Europe should move to protect freedom of speech in Italy, says media researcher Benedetta Brevini in a Guardian article. Journalists in Italy have come together in recent days to protest the proposed Alfano law, which would limit the media and prohibit the reporting of any information about criminal investigations before the case comes to trial. In response to protests from the public and from politicians, the terms of the bill are being re-discussed.
As the International Press Institute specified on Friday, the bill foresees "a penalty of up to 464,700 Euros for publishers and up to 20,000 Euros for journalists who flout the ban." The bill would also ban recording or filming of individuals without their approval and proposes prison sentences for those who disobey, as well as forbidding wiretaps unless investigators can prove that a crime has been committed. "Critics have suggested the move has more to do with the desire of politicians to avoid embarrassing allegations about their private lives than with the stated intent to protect ordinary citizens' privacy," the IPI noted.
Brevini suggests that the law has been proposed in response to cases involving phone taps on prominent politicians, prime minister Silvio Berlusconi and industry minister Claudio Scajola, who was forced to resign, rather than in actual defence of individual privacy. She believes that "wiretaps are fundamental tools for investigators to find evidence for serious crimes" and says that many high-profile mafia bosses would not have been arrested without them.

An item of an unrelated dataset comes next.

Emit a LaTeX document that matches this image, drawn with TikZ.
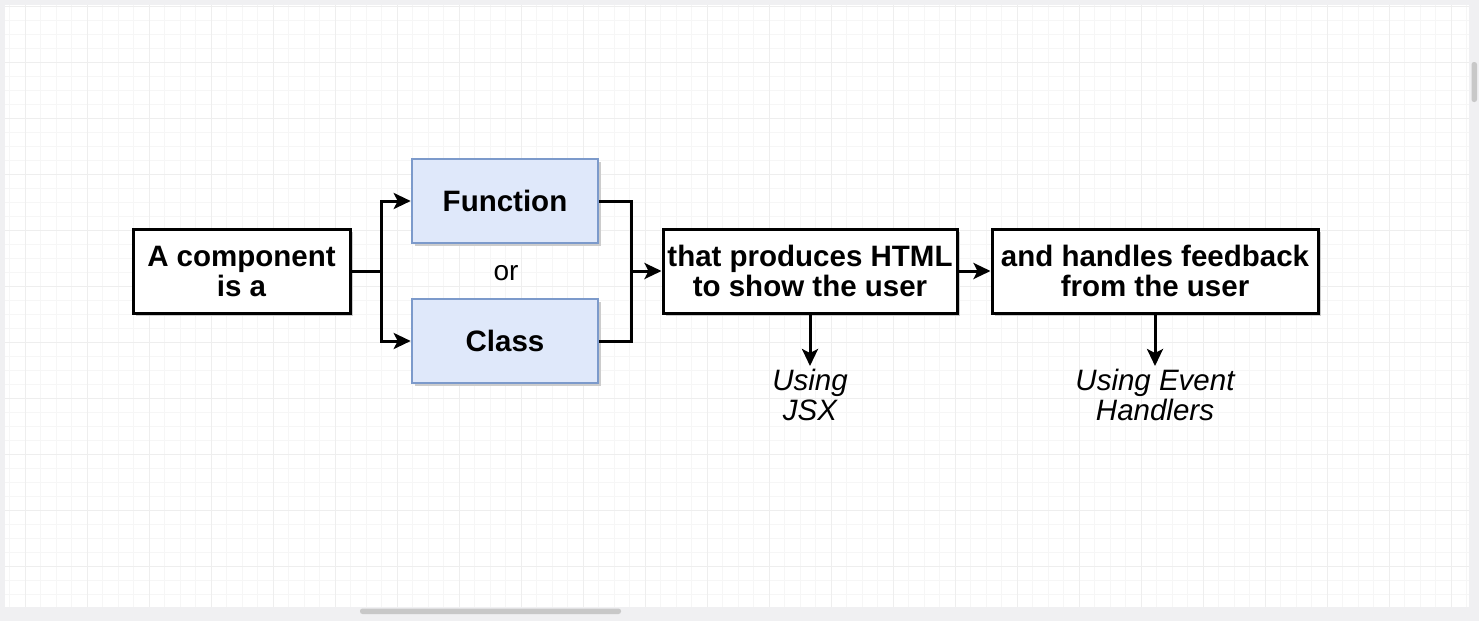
\documentclass[tikz,border=0pt]{standalone}
\usepackage{fontspec}
\setmainfont{Liberation Sans}
\usetikzlibrary{arrows.meta}
\definecolor{boxblue}{HTML}{DFE8FA}
\definecolor{boxblueline}{HTML}{7C9ACB}
\definecolor{gridminor}{HTML}{F6F6F6}
\definecolor{gridmajor}{HTML}{EEEEEE}
\definecolor{chrome}{HTML}{F0F0F2}
\definecolor{thumb}{HTML}{C8C8C8}
\tikzset{
  x=1pt, y=-1pt,
  plainbox/.style={draw=black, line width=3pt, fill=white, align=center,
    minimum height=84pt, inner sep=0pt,
    font=\fontsize{29.5}{30}\selectfont\bfseries},
  bluebox/.style={plainbox, draw=boxblueline, fill=boxblue, line width=2.6pt},
  shadowbox/.style={fill=black!20, draw=none},
  conn/.style={line width=3pt, line cap=butt, line join=miter},
  arr/.style={conn, -{Stealth[length=17pt, width=16pt, inset=4pt]}},
  note/.style={align=center, font=\fontsize{29.5}{30}\selectfont\itshape},
}
\begin{document}
\begin{tikzpicture}
\useasboundingbox (0,0) rectangle (1479,621);
% window chrome and canvas
\fill[chrome] (0,0) rectangle (1479,621);
\fill[white] (5,5) rectangle (1469,607);
\begin{scope}
  \clip (5,5) rectangle (1469,607);
  \foreach \i in {0,...,96} {
    \draw[gridminor, line width=0.8pt] ({9.5+15.5*\i},5) -- ({9.5+15.5*\i},607);
  }
  \foreach \j in {0,...,44} {
    \draw[gridminor, line width=0.8pt] (5,{6+14*\j}) -- (1469,{6+14*\j});
  }
  \foreach \i in {0,...,24} {
    \draw[gridmajor, line width=1pt] ({25+62*\i},5) -- ({25+62*\i},607);
  }
  \foreach \j in {0,...,11} {
    \draw[gridmajor, line width=1pt] (5,{6+56*\j}) -- (1469,{6+56*\j});
  }
\end{scope}
\fill[thumb, rounded corners=2.5pt] (360,608.5) rectangle (621,614);
\fill[thumb, rounded corners=2.5pt] (1471.5,62) rectangle (1477,102);

% shadows
\fill[shadowbox] (136,232) rectangle (353,316);
\fill[shadowbox] (415,162) rectangle (601,246);
\fill[shadowbox] (415,302) rectangle (601,386);
\fill[shadowbox] (666,232) rectangle (960,316);
\fill[shadowbox] (995,232) rectangle (1321,316);

% boxes
\node[plainbox, minimum width=217pt] (comp) at (241.5,271) {A component\\is a};
\node[bluebox, minimum width=186pt] (func) at (505,201) {Function};
\node[bluebox, minimum width=186pt] (cls) at (505,341) {Class};
\node[font=\fontsize{28}{30}\selectfont] (or) at (506,273) {or};
\node[plainbox, minimum width=294pt] (html) at (810,271) {that produces HTML\\to show the user};
\node[plainbox, minimum width=326pt] (fb) at (1155,271) {and handles feedback\\from the user};
\node[note, anchor=north] (jsx) at (810,366) {Using\\JSX};
\node[note, anchor=north] (ev) at (1155,366) {Using Event\\Handlers};

% connectors
\coordinate (split) at (381,271);
\coordinate (join) at (631,271);
\draw[arr] (comp.east) -- (split) |- (func.west);
\draw[arr] (split) |- (cls.west);
\draw[conn] (func.east) -| (join);
\draw[conn] (cls.east) -| (join);
\draw[arr] (join) -- (html.west);
\draw[arr] (html.east) -- (fb.west);
\draw[arr] (html.south) -- (jsx.north);
\draw[arr] (fb.south) -- (ev.north);
\end{tikzpicture}
\end{document}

In Italy, the current prime minister has an unusually high level of media control, particularly over television, which is a very influential medium in the country. The European Union has a responsibility, Brevini believes, to act to protect Italy's freedom of speech. A resolution in the European parliament in October last year denouncing the lack of media freedom in Italy was rejected as it was decided it was a national matter.
Clearly, on some occasions it is necessary to protect an individual's privacy for legal reasons, but to ban journalists from reporting on arrests and other charges for what could be a period of years does seem to pose a threat to reporting that may well be in the public interest.